Top Gun (released 35 years ago this week) is one of those movies about the military that really tries to be surreptitious about its jingoism. A lot of “who, me?” energy. They want you to focus on Maverick and Goose playing shirtless volleyball on the beach, or Tom Cruise romancing Kelly McGillis, and of course, cool flying sequences that are less about war and more about showing off in the sky. But all the shiny, fun stuff on the surface of Top Gun only serves as a smokescreen for the fact that it exists almost exclusively to boost recruitment for the US military. Look, anyone who says “follow the money” is obviously going to come across as a shady conspiracy theorist, but seriously…follow the money. Top Gun is one piece in a much larger initiative from the 1980s to rehabilitate the negative image of the American military after disastrous, cynical interventions in Vietnam and Latin America that would define action films of the previous decade.
There was a time, pretty much as soon as it became clear that the United States was not going to win the Vietnam War, when Hollywood was mostly down on the military. A series of films framed the US military as exploitative, sending young men to die or come home traumatized and unstable all in pursuit of a pointless war. Even the first Rambo doesn’t paint Rambo’s military experience in a positive light: he is portrayed as a man who has been thoroughly abandoned by his government, and although he’s back home, it’s clear that there’s no place for him, or rather, for what the army has shaped him into. The Deer Hunter features one veteran who is unable to emotionally connect with the people he left behind, one whose body is physically ravaged by his war experiences, and another who chooses not to return to America at all, instead engaging in the Russian roulette games that reflect the senseless and indiscriminate violence of Vietnam. Other films from the era (Coming Home, Cutter’s Way, Rolling Thunder) showcase an aimlessness and betrayal felt by returning vets, who were asked to sacrifice so much without any tangible benefit.

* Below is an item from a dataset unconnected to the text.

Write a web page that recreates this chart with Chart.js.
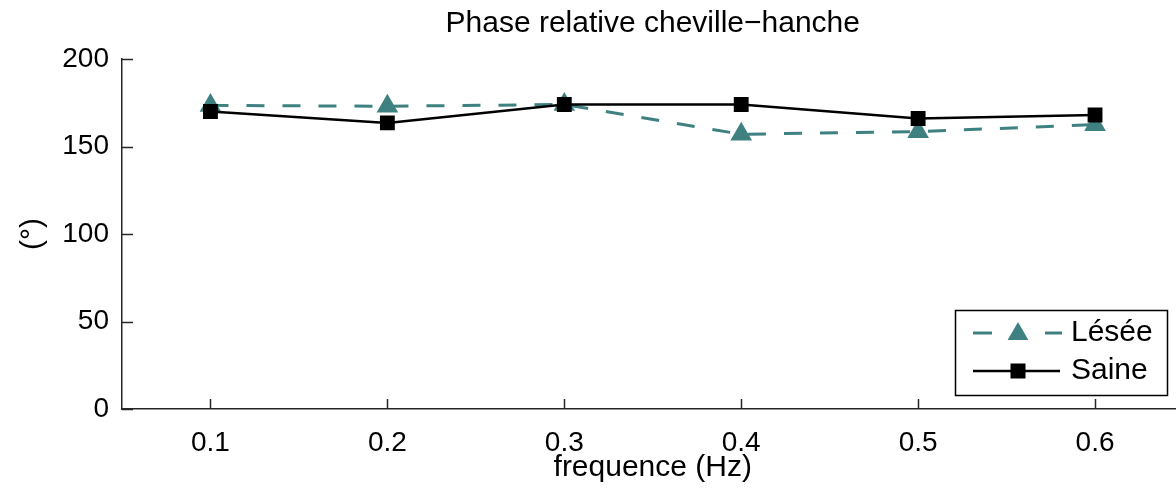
<!DOCTYPE html>
<html><head><meta charset="utf-8">
<script src="https://cdn.jsdelivr.net/npm/chart.js"></script>
<style>html,body{margin:0;padding:0;overflow:hidden;background:#fff;width:1176px;height:490px}canvas{display:block}</style>
</head><body>
<canvas id="c" width="1196" height="490"></canvas>
<script>
const frequencies = [0.1, 0.2, 0.3, 0.4, 0.5, 0.6];
const lesee = [173.5, 173, 174, 157, 158.5, 162.5];
const saine = [170, 163.5, 174, 174, 166, 168];
const xTickValues = [0.1, 0.2, 0.3, 0.4, 0.5, 0.6];
const yTickValues = [0, 50, 100, 150, 200];
const seriesNames = ['Lésée', 'Saine'];
const titleText = 'Phase relative cheville\u2212hanche';
const xLabel = 'frequence (Hz)';
const yLabel = '(\u00b0)';

const TEAL = '#3f8181';
const AXIS = '#262626';
const FONT = "'Liberation Sans', Arial, Helvetica, sans-serif";
const FS_TICK = 28;
const FS_LABEL = 30;

Chart.defaults.font.family = FONT;
Chart.defaults.color = '#000';

function drawTri(ctx, x, y, r) {
  ctx.beginPath();
  ctx.moveTo(x, y - r);
  ctx.lineTo(x + r * Math.sin(Math.PI / 3), y + r / 2);
  ctx.lineTo(x - r * Math.sin(Math.PI / 3), y + r / 2);
  ctx.closePath();
  ctx.fill();
}

const innerTicks = {
  id: 'innerTicks',
  beforeDatasetsDraw(chart) {
    const {ctx, scales: {x, y}, chartArea} = chart;
    ctx.save();
    ctx.strokeStyle = AXIS;
    ctx.lineWidth = 1.5;
    x.ticks.forEach(t => {
      const px = Math.round(x.getPixelForValue(t.value)) + 0.5;
      ctx.beginPath(); ctx.moveTo(px, chartArea.bottom); ctx.lineTo(px, chartArea.bottom - 10); ctx.stroke();
    });
    y.ticks.forEach(t => {
      const py = Math.round(y.getPixelForValue(t.value)) + 0.5;
      ctx.beginPath(); ctx.moveTo(chartArea.left, py); ctx.lineTo(chartArea.left + 11, py); ctx.stroke();
    });
    ctx.restore();
  }
};

const boxLegend = {
  id: 'boxLegend',
  afterDraw(chart) {
    const ctx = chart.ctx;
    ctx.save();
    const bx = 955.5, by = 310.5, bw = 212, bh = 85;
    ctx.fillStyle = '#fff';
    ctx.fillRect(bx, by, bw, bh);
    ctx.strokeStyle = '#000';
    ctx.lineWidth = 1.5;
    ctx.strokeRect(bx, by, bw, bh);
    const r1 = 333, r2 = 371;
    ctx.strokeStyle = TEAL; ctx.lineWidth = 3;
    ctx.beginPath(); ctx.moveTo(973, r1); ctx.lineTo(992, r1); ctx.moveTo(1045, r1); ctx.lineTo(1062, r1); ctx.stroke();
    ctx.fillStyle = TEAL; drawTri(ctx, 1018, r1 + 1, 12);
    ctx.strokeStyle = '#000'; ctx.lineWidth = 2.5;
    ctx.beginPath(); ctx.moveTo(973, r2); ctx.lineTo(1060, r2); ctx.stroke();
    ctx.fillStyle = '#000'; ctx.fillRect(1018 - 7.5, r2 - 7.5, 15, 15);
    ctx.font = FS_LABEL + 'px ' + FONT;
    ctx.textBaseline = 'middle';
    ctx.textAlign = 'left';
    ctx.fillText(seriesNames[0], 1071, r1);
    ctx.fillText(seriesNames[1], 1071, r2);
    ctx.restore();
  }
};

new Chart(document.getElementById('c'), {
  type: 'line',
  data: {
    datasets: [
      {
        label: seriesNames[0],
        data: frequencies.map((f, i) => ({x: f, y: lesee[i]})),
        borderColor: TEAL, backgroundColor: TEAL,
        borderWidth: 3, borderDash: [18, 18],
        pointStyle: 'triangle', pointRadius: 12.5, pointBorderWidth: 0,
        pointBackgroundColor: TEAL, order: 1
      },
      {
        label: seriesNames[1],
        data: frequencies.map((f, i) => ({x: f, y: saine[i]})),
        borderColor: '#000', backgroundColor: '#000',
        borderWidth: 2.5,
        pointStyle: 'rect', pointRadius: 10.5, pointBorderWidth: 0,
        pointBackgroundColor: '#000', order: 0
      }
    ]
  },
  options: {
    responsive: false,
    animation: false,
    devicePixelRatio: 1,
    layout: {padding: {left: 0, right: 0, top: 0, bottom: 0}},
    plugins: {
      legend: {display: false},
      tooltip: {enabled: false},
      title: {
        display: true, text: titleText, color: '#000', fullSize: false,
        font: {size: FS_LABEL, weight: 'normal', lineHeight: 1.2},
        padding: {top: 5.9, bottom: 17.1}
      }
    },
    scales: {
      x: {
        type: 'linear', min: 0.05, max: 0.65,
        afterBuildTicks: s => { s.ticks = xTickValues.map(v => ({value: v})); },
        afterFit: s => { s.height = 81; },
        grid: {display: false, drawTicks: false, tickLength: 0},
        border: {display: true, color: AXIS, width: 1.5},
        ticks: {font: {size: FS_TICK}, color: '#000', padding: 17, maxRotation: 0, autoSkip: false,
          callback: v => v.toFixed(1)},
        title: {display: true, text: xLabel, color: '#000', font: {size: FS_LABEL, lineHeight: 1.2}, padding: {top: 0, bottom: 4.4}}
      },
      y: {
        type: 'linear', min: 0, max: 200,
        afterBuildTicks: s => { s.ticks = yTickValues.map(v => ({value: v})); },
        afterFit: s => { s.width = 122; },
        grid: {display: false, drawTicks: false, tickLength: 0},
        border: {display: true, color: AXIS, width: 1.5},
        ticks: {font: {size: FS_TICK}, color: '#000', padding: 13, autoSkip: false},
        title: {display: true, text: yLabel, color: '#000', font: {size: FS_LABEL, lineHeight: 1.2}, padding: {top: 14.5, bottom: 0}}
      }
    }
  },
  plugins: [innerTicks, boxLegend]
});
</script>
</body></html>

But then the 1980s roll around, complete with a Reagan presidency. For obvious reasons, Reagan has strong connections with Hollywood (in addition to his lackluster film career, he was president of the Screen Actors Guild through the late 1940s and early 1950s.) And President Reagan is particularly interested in ramping up the fight against communism, wanting nothing less than complete victory over the Soviet Union. So he works with Hollywood to create messaging that supports a new-and-improved vision of the American military, full of strong, confident, red-blooded soldiers who save the United States from the communist threat. Red Dawn, Invasion USA, Missing in Action, and Rambo: First Blood Part II are all prime examples of this narrative, one that not only depicts an aspirational US army of the future, but effectively works to rewrite the failures of the past. After years of films that captured a strong anti-war sentiment, there was more of an appetite for fervent patriotism and an optimistic view of what the American military could accomplish in the world.

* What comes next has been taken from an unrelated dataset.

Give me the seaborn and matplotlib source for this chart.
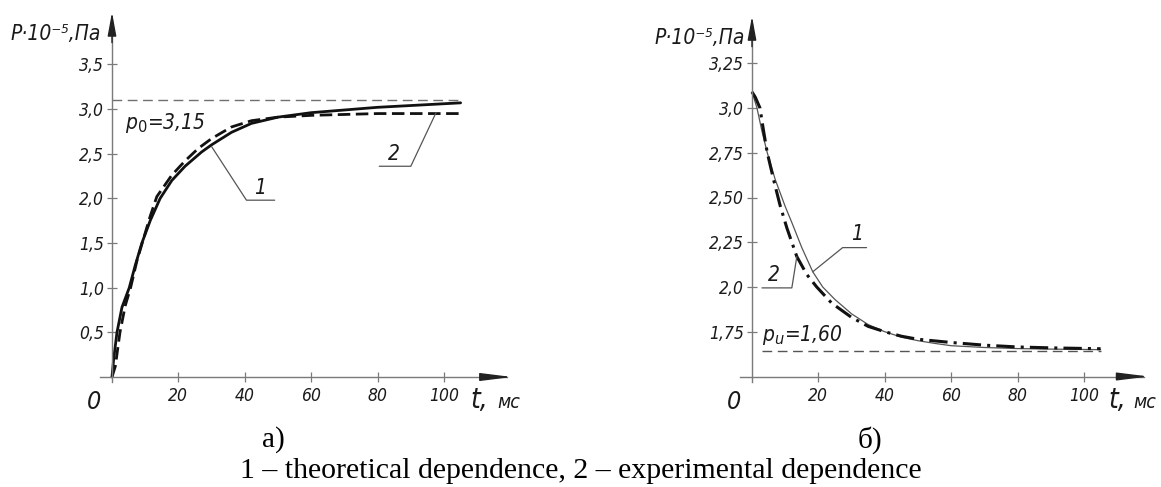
import matplotlib
matplotlib.use("Agg")
import matplotlib.pyplot as plt
import pandas as pd
import seaborn as sns

# ---------------- data: panel a) ----------------
t_a_theor = [0, 0.5, 1.5, 3, 5.2, 7, 9, 11.5, 14.5, 18, 22, 27, 30, 36, 42, 50, 60, 70, 80, 90, 105]
p_a_theor = [0, 0.2, 0.5, 0.78, 1.0, 1.25, 1.5, 1.75, 2.0, 2.2, 2.36, 2.52, 2.6, 2.74, 2.84, 2.91, 2.96, 2.99, 3.02, 3.04, 3.07]
t_a_exp = [0, 1, 2.4, 4, 5.6, 7.5, 9.5, 11.5, 13.5, 18, 22, 26, 30, 36, 42, 50, 60, 70, 80, 90, 105]
p_a_exp = [0, 0.12, 0.5, 0.8, 1.0, 1.3, 1.55, 1.8, 2.02, 2.26, 2.42, 2.56, 2.67, 2.8, 2.87, 2.91, 2.93, 2.94, 2.95, 2.95, 2.95]
p0_level = 3.1
a_ref_t = [0, 105]
a_yticks = [0.5, 1.0, 1.5, 2.0, 2.5, 3.0, 3.5]
a_ylabels = ["0,5", "1,0", "1,5", "2,0", "2,5", "3,0", "3,5"]

# ---------------- data: panel б) ----------------
t_b_theor = [0, 1.5, 3, 4.6, 7, 10, 12, 15, 18.3, 21.3, 25, 30, 35, 40, 45, 50, 55, 60, 70, 80, 90, 105]
p_b_theor = [3.09, 3.0, 2.87, 2.75, 2.6, 2.45, 2.36, 2.22, 2.085, 2.0, 1.93, 1.85, 1.79, 1.75, 1.72, 1.70, 1.685, 1.672, 1.662, 1.656, 1.653, 1.65]
t_b_exp = [0, 1, 2.4, 3.5, 4.6, 6.5, 8.4, 10.5, 13.5, 16.5, 19.5, 24, 30, 35, 40, 45, 50, 60, 70, 80, 90, 105]
p_b_exp = [3.09, 3.06, 3.0, 2.87, 2.75, 2.6, 2.46, 2.33, 2.17, 2.07, 2.0, 1.91, 1.83, 1.78, 1.75, 1.725, 1.708, 1.69, 1.675, 1.665, 1.66, 1.655]
pu_level = 1.64
b_ref_t = [3, 105]
b_yticks = [1.75, 2.0, 2.25, 2.5, 2.75, 3.0, 3.25]
b_ylabels = ["1,75", "2,0", "2,25", "2,50", "2,75", "3,0", "3,25"]

xticks = [20, 40, 60, 80, 100]
xlabels = ["20", "40", "60", "80", "100"]

sns.set_theme(style="white")
plt.rcParams["font.family"] = ["DejaVu Sans"]

W, H = 1161, 487
fig = plt.figure(figsize=(W / 100, H / 100), dpi=100)
fig.patch.set_facecolor("white")

AX = "#7a7a7a"
TXT = "#1a1a1a"
TF = dict(family="DejaVu Sans", style="italic", stretch="condensed", color=TXT)


def px_axes(x0, x1, y0, y1):
    return fig.add_axes([x0 / W, 1 - y1 / H, (x1 - x0) / W, (y1 - y0) / H])


def setup(ax, xlim, ylim, y0, ytop, xright, yticks, ylabels):
    ax.set_xlim(*xlim)
    ax.set_ylim(*ylim)
    ax.set_facecolor("none")
    for s in ["top", "right"]:
        ax.spines[s].set_visible(False)
    ax.spines["left"].set_position(("data", 0))
    ax.spines["bottom"].set_position(("data", y0))
    ax.spines["left"].set_bounds(ylim[0] + 0.02 * (ylim[1] - ylim[0]), ytop)
    ax.spines["bottom"].set_bounds(-3.5, xright)
    for s in ["left", "bottom"]:
        ax.spines[s].set_color(AX)
        ax.spines[s].set_linewidth(1.0)
    ax.set_xticks(xticks)
    ax.set_xticklabels(xlabels)
    ax.set_yticks(yticks)
    ax.set_yticklabels(ylabels)
    ax.tick_params(axis="both", direction="inout", length=7, width=0.9, color=AX,
                   labelsize=12.5, labelcolor=TXT, left=True, bottom=True)
    ax.tick_params(axis="y", pad=2)
    ax.tick_params(axis="x", pad=4)
    for lab in ax.get_xticklabels() + ax.get_yticklabels():
        lab.set_fontstyle("italic")
        lab.set_fontstretch("condensed")
    ax.set_xlabel("")
    ax.set_ylabel("")
    # arrow heads
    ax.annotate("", xy=(0, ytop + 0.02 * (ylim[1] - ylim[0])), xytext=(0, ytop - 0.06 * (ylim[1] - ylim[0])),
                arrowprops=dict(arrowstyle="-|>,head_length=1.2,head_width=0.22", color="#222222", lw=1.0,
                                shrinkA=0, shrinkB=0))
    ax.annotate("", xy=(xright + 1.5, y0), xytext=(xright - 8, y0),
                arrowprops=dict(arrowstyle="-|>,head_length=1.6,head_width=0.2", color="#222222", lw=1.0,
                                shrinkA=0, shrinkB=0))


# ---------- panel a ----------
axa = px_axes(100, 530, 10, 390)
xa = ((100 - 112) / 3.32, (530 - 112) / 3.32)
ya = (-(390 - 377) / 89.3, (377 - 10) / 89.3)
setup(axa, xa, ya, 0, 4.0, 119, a_yticks, a_ylabels)

df_a1 = pd.DataFrame({"t": t_a_theor, "p": p_a_theor})
df_a2 = pd.DataFrame({"t": t_a_exp, "p": p_a_exp})
axa.plot(a_ref_t, [p0_level, p0_level], color="#707070", lw=1.0, dashes=(7, 4))
sns.lineplot(data=df_a1, x="t", y="p", ax=axa, color="#111111", lw=2.0, sort=False)
l2 = sns.lineplot(data=df_a2, x="t", y="p", ax=axa, color="#111111", lw=2.0, sort=False).lines[-1]
l2.set_dashes((4.5, 2))
axa.set_xlabel("")
axa.set_ylabel("")

axa.text(4, 2.84, "p$_0$=3,15", fontsize=15, va="center", ha="left", **TF)
# leaders
axa.plot([30, 40.5, 49], [2.58, 1.98, 1.98], color="#555555", lw=0.9)
axa.text(44.7, 2.0, "1", fontsize=15, ha="center", va="bottom", **TF)
axa.plot([97.6, 90, 80.5], [2.96, 2.36, 2.36], color="#555555", lw=0.9)
axa.text(85, 2.38, "2", fontsize=15, ha="center", va="bottom", **TF)

# ---------- panel b ----------
axb = px_axes(740, 1160, 10, 390)
xb = ((740 - 752) / 3.32, (1160 - 752) / 3.32)
yb = (1.5 + (376.5 - 390) / 179, 1.5 + (376.5 - 10) / 179)
setup(axb, xb, yb, 1.5, 3.47, 118, b_yticks, b_ylabels)

df_b1 = pd.DataFrame({"t": t_b_theor, "p": p_b_theor})
df_b2 = pd.DataFrame({"t": t_b_exp, "p": p_b_exp})
axb.plot(b_ref_t, [pu_level, pu_level], color="#555555", lw=1.0, dashes=(7, 4))
sns.lineplot(data=df_b1, x="t", y="p", ax=axb, color="#555555", lw=0.9, sort=False)
l4 = sns.lineplot(data=df_b2, x="t", y="p", ax=axb, color="#111111", lw=2.2, sort=False).lines[-1]
l4.set_dashes((6, 2, 1, 2))
axb.set_xlabel("")
axb.set_ylabel("")

axb.text(3, 1.73, "p$_u$=1,60", fontsize=15, va="center", ha="left", **TF)
axb.plot([18.3, 27.3, 34.5], [2.085, 2.22, 2.22], color="#555555", lw=0.9)
axb.text(31.5, 2.24, "1", fontsize=15, ha="center", va="bottom", **TF)
axb.plot([13.5, 12, 3], [2.17, 1.995, 1.995], color="#555555", lw=0.9)
axb.text(6.7, 2.01, "2", fontsize=15, ha="center", va="bottom", **TF)

# ---------- axis titles / origin labels (figure pixel coordinates) ----------
def ftext(x, y, s, **kw):
    fig.text(x / W, 1 - y / H, s, **kw)

ftext(10, 34, "P·10⁻⁵,Па", fontsize=15, ha="left", va="center", **TF)
ftext(654, 38, "P·10⁻⁵,Па", fontsize=15, ha="left", va="center", **TF)
ftext(94, 402, "0", fontsize=18, ha="center", va="center", **TF)
ftext(734, 402, "0", fontsize=18, ha="center", va="center", **TF)
ftext(470, 400, "t,", fontsize=20, ha="left", va="center", **TF)
ftext(497, 402, "мс", fontsize=14, ha="left", va="center", **TF)
ftext(1108, 400, "t,", fontsize=20, ha="left", va="center", **TF)
ftext(1133, 402, "мс", fontsize=14, ha="left", va="center", **TF)

SERIF = dict(family="Liberation Serif", color="#000000")
ftext(273, 440, "а)", fontsize=21, ha="center", va="center", **SERIF)
ftext(870, 440, "б)", fontsize=21, ha="center", va="center", **SERIF)
ftext(581, 471, "1 – theoretical dependence, 2 – experimental dependence", fontsize=21.5,
      ha="center", va="center", **SERIF)

fig.savefig("out.png", dpi=100, facecolor="white")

Top Gun does more than just further this conversation in American cinema: it has a vested interest in boosting recruitment among young people in the United States. Through its depiction of a group of naval aviators training at TOPGUN, the Naval Fighter Weapons School, it develops an image of soldiers as the height of masculinity – macho heroes who play by their own rules and can’t be tamed even by their equally strong-willed instructors. By glorifying the lives of hotshot Navy pilots, Top Gun prompted a massive enlistment boom, leading the Navy to set up recruitment booths outside some theaters in major cities to take advantage of cinemagoers’ newfound zeal for naval aviation. “We are getting what we want out of it, which are recruits,” said a member of the Navy public affairs office, based in Los Angeles to better liaise between the film industry and the US military.

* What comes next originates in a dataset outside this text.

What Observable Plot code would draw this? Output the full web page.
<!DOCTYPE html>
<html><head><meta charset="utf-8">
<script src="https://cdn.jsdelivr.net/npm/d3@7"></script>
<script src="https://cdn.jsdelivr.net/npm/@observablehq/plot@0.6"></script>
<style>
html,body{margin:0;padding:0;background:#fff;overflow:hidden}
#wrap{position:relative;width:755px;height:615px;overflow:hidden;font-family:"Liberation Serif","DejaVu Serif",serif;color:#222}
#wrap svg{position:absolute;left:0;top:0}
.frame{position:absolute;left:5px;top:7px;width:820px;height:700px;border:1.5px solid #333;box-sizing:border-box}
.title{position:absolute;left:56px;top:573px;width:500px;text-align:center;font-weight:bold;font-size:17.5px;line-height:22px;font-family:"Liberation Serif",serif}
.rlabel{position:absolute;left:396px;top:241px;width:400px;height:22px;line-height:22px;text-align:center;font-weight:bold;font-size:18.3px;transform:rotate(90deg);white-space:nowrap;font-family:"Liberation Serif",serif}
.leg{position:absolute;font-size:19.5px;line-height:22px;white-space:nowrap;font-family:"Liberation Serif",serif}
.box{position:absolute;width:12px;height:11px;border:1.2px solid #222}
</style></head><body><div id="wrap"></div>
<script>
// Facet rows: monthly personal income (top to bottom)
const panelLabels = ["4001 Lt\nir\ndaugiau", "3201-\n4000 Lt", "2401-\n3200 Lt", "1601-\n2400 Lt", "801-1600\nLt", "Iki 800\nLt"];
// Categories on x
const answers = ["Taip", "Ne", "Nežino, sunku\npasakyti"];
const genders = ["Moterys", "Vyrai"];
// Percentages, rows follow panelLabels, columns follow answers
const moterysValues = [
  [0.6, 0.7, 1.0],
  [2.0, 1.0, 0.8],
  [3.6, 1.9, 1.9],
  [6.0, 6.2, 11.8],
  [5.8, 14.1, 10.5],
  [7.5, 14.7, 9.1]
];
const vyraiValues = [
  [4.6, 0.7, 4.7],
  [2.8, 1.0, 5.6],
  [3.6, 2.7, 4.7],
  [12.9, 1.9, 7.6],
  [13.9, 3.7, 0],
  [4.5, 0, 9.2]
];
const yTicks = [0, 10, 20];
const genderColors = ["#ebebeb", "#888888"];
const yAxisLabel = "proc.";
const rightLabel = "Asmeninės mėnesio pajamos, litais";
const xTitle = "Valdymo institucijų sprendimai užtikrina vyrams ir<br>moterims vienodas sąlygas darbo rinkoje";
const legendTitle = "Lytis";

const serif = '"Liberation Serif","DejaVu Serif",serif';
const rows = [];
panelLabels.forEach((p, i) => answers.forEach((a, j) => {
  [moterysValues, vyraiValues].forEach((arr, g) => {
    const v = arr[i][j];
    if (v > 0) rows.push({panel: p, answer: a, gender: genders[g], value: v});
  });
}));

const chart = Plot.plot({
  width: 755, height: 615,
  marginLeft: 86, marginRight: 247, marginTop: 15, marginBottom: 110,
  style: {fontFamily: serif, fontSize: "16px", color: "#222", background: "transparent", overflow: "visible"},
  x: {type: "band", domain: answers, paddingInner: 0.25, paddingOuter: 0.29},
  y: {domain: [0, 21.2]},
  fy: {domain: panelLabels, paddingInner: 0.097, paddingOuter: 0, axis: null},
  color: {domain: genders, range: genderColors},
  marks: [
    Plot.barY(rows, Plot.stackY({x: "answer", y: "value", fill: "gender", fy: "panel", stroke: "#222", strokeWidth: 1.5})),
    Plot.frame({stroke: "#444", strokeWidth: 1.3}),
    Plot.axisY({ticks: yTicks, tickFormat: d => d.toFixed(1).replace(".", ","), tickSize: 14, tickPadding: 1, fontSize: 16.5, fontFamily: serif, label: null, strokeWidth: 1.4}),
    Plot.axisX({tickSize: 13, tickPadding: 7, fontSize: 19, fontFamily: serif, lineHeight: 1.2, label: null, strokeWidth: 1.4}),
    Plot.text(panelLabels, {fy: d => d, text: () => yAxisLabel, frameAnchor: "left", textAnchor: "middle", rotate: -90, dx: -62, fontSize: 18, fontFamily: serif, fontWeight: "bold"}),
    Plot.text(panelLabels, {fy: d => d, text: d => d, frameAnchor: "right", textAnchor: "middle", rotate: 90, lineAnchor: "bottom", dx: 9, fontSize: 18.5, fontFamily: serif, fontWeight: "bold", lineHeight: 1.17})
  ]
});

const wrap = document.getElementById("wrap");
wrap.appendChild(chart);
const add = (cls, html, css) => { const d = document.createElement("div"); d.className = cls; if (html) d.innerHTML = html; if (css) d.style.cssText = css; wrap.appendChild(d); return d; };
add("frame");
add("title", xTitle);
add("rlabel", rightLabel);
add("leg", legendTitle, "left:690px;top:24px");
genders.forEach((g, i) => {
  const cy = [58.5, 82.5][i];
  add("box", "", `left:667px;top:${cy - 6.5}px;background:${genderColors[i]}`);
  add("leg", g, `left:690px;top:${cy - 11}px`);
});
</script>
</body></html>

The impact was immediate. The aviation sequences evoked a spirit of vitality that would capture the hearts of audiences, especially the young male demographic it was so determinedly focused on. Top Gun went on to become the highest grossing film of 1986, was nominated for three Academy Awards (Best Sound Effects Editing, Best Film Editing, and Best Sound, respectively), and it is credited with inspiring a generation of pilots to take flight. The film is so popular among trainees at the real TOPGUN flight school that recruits are fined every time they make a Top Gun reference.
Top Gun was hardly the first film to receive significant investment from the Pentagon, but it may have been the one to most successfully complete its objective. And with its sequel coming out this summer, facing a country saddled with seemingly unending conflict in the Middle East and horrific allegations of war crimes, it remains to be seen if it will serve as a pro-military agent once more.